GOAL -> Omitting the pictures, copy exactly each line from the one containing "Output the Python" up to and including the one containing "return [x0 /".

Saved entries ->
═══
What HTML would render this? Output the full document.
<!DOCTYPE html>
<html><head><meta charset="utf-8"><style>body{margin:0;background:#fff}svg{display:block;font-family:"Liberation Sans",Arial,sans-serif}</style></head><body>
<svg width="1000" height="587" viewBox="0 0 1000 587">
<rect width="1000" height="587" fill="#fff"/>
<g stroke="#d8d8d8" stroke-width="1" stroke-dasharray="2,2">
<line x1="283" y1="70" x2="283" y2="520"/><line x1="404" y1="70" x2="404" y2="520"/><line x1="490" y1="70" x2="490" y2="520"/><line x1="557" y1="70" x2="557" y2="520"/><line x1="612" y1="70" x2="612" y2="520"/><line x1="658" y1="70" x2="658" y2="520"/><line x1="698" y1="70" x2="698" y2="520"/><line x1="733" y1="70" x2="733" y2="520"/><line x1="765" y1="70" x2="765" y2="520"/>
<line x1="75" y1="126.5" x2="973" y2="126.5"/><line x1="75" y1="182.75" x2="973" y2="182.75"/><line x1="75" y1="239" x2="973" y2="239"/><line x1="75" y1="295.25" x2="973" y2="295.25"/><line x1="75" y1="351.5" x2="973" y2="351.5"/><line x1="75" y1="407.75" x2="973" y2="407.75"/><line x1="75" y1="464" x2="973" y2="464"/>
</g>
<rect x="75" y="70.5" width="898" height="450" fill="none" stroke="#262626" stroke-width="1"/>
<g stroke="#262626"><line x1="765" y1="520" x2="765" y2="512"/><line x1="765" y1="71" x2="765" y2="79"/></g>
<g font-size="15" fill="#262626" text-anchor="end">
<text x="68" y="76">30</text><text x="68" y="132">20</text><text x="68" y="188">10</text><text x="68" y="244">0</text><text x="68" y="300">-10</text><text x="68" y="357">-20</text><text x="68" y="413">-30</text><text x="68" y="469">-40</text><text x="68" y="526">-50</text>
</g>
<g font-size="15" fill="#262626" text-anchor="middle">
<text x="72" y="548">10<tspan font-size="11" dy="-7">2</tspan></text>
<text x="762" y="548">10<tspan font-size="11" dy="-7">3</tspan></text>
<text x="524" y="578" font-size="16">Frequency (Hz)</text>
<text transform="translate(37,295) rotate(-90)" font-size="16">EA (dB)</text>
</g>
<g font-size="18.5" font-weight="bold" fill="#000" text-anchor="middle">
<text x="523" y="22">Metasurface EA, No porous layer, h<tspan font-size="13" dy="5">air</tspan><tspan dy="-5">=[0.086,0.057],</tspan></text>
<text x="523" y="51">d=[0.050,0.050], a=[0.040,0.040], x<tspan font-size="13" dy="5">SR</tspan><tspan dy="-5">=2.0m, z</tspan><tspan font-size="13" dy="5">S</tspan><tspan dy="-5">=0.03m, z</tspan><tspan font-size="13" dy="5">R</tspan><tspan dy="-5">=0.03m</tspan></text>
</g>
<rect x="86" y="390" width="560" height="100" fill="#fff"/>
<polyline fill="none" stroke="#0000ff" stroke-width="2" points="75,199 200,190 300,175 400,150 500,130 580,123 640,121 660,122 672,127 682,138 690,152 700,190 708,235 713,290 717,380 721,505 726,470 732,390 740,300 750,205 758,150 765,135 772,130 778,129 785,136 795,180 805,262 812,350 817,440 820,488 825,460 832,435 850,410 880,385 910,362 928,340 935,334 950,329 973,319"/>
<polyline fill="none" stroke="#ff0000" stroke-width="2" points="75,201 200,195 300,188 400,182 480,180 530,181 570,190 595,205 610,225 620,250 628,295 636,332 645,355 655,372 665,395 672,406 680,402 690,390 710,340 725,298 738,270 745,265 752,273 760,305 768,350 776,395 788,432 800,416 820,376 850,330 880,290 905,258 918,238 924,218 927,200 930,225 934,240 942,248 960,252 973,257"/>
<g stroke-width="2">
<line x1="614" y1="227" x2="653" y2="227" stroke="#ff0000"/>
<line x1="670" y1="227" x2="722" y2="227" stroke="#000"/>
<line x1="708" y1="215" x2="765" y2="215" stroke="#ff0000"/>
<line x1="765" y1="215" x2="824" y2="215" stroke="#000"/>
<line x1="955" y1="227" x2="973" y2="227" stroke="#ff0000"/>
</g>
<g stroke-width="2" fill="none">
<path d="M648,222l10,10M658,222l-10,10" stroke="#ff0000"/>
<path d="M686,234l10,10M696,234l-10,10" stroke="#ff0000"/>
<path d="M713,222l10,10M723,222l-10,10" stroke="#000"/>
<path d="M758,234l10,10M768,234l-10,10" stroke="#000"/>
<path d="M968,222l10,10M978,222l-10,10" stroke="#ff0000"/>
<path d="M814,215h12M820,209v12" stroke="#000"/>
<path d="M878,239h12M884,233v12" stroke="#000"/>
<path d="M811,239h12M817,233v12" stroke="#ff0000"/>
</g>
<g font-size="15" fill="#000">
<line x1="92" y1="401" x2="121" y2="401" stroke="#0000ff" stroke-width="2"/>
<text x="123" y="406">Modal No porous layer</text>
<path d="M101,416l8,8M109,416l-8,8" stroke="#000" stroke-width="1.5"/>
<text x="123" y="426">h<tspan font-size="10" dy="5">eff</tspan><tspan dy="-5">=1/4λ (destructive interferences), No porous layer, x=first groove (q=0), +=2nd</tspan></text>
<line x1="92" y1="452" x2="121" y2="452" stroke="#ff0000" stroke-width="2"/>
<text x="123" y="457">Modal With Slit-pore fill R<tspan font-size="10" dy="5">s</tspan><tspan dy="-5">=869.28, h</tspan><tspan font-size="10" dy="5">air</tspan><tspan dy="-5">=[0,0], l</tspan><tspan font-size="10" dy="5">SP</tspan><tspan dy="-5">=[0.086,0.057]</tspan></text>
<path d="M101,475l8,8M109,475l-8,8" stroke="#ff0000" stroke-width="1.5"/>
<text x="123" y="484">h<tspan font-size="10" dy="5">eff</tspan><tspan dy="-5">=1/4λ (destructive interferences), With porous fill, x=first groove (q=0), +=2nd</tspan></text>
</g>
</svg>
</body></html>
═══
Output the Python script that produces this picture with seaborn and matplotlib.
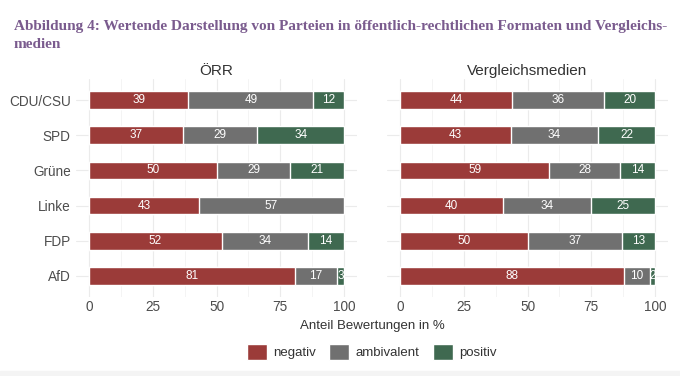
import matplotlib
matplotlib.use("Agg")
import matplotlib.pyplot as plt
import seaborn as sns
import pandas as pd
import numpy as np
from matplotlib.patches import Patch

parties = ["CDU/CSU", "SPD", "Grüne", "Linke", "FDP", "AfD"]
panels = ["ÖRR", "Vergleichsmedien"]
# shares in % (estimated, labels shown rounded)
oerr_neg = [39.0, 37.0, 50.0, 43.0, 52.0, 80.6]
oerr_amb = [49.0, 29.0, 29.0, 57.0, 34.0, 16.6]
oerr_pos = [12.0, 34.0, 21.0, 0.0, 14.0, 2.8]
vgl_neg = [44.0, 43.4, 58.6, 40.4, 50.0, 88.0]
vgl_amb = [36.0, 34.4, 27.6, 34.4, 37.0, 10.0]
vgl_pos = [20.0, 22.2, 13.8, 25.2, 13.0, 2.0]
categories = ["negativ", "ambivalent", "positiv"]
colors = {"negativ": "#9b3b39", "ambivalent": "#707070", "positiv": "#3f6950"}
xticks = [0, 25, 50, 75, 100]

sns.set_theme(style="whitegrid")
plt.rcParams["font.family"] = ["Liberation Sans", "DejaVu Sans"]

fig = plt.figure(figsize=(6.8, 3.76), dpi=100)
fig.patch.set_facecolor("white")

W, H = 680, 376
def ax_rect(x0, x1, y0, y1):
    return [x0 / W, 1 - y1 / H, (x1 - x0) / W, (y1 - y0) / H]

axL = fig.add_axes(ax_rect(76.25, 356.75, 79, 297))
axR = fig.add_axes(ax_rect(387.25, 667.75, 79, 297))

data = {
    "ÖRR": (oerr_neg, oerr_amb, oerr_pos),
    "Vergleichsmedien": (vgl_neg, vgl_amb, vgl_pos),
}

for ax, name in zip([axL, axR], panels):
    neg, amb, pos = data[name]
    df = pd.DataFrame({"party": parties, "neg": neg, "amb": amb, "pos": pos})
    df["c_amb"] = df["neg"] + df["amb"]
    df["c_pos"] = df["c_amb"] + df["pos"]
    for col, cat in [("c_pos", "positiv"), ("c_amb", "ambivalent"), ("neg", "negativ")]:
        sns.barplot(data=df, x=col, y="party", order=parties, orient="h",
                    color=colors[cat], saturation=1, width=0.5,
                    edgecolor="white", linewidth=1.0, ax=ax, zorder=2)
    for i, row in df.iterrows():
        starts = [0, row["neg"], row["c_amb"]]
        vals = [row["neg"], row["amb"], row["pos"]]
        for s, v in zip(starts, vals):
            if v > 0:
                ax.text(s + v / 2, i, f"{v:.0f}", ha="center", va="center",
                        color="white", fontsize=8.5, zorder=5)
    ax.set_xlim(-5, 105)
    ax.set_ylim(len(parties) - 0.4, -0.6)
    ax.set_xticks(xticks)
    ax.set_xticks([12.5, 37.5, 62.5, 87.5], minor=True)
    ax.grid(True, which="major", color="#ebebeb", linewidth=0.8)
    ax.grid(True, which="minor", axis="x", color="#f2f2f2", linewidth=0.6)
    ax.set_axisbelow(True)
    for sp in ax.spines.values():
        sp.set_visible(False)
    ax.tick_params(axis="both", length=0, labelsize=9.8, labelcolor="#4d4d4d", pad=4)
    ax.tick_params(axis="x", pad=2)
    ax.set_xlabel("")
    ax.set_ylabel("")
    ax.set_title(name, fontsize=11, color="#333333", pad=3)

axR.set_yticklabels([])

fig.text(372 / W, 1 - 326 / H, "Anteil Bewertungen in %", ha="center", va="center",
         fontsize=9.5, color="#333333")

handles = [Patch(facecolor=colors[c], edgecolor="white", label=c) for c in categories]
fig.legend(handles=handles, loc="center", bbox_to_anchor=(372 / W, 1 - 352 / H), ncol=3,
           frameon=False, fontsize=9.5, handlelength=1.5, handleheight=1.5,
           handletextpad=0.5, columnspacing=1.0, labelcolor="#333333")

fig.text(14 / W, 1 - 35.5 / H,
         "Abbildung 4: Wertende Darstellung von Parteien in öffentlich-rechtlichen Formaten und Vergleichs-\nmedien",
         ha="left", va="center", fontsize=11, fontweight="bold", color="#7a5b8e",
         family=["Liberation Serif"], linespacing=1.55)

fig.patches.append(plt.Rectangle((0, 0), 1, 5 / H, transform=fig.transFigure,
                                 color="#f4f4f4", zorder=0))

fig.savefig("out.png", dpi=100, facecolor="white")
═══
EXERCISE ANSWER ->
Output the Python script that produces this picture with seaborn and matplotlib.
import matplotlib
matplotlib.use("Agg")
import matplotlib.pyplot as plt
import seaborn as sns
import pandas as pd
import numpy as np
from matplotlib.patches import Patch

parties = ["CDU/CSU", "SPD", "Grüne", "Linke", "FDP", "AfD"]
panels = ["ÖRR", "Vergleichsmedien"]
# shares in % (estimated, labels shown rounded)
oerr_neg = [39.0, 37.0, 50.0, 43.0, 52.0, 80.6]
oerr_amb = [49.0, 29.0, 29.0, 57.0, 34.0, 16.6]
oerr_pos = [12.0, 34.0, 21.0, 0.0, 14.0, 2.8]
vgl_neg = [44.0, 43.4, 58.6, 40.4, 50.0, 88.0]
vgl_amb = [36.0, 34.4, 27.6, 34.4, 37.0, 10.0]
vgl_pos = [20.0, 22.2, 13.8, 25.2, 13.0, 2.0]
categories = ["negativ", "ambivalent", "positiv"]
colors = {"negativ": "#9b3b39", "ambivalent": "#707070", "positiv": "#3f6950"}
xticks = [0, 25, 50, 75, 100]

sns.set_theme(style="whitegrid")
plt.rcParams["font.family"] = ["Liberation Sans", "DejaVu Sans"]

fig = plt.figure(figsize=(6.8, 3.76), dpi=100)
fig.patch.set_facecolor("white")

W, H = 680, 376
def ax_rect(x0, x1, y0, y1):
    return [x0 / W, 1 - y1 / H, (x1 - x0) / W, (y1 - y0) / H]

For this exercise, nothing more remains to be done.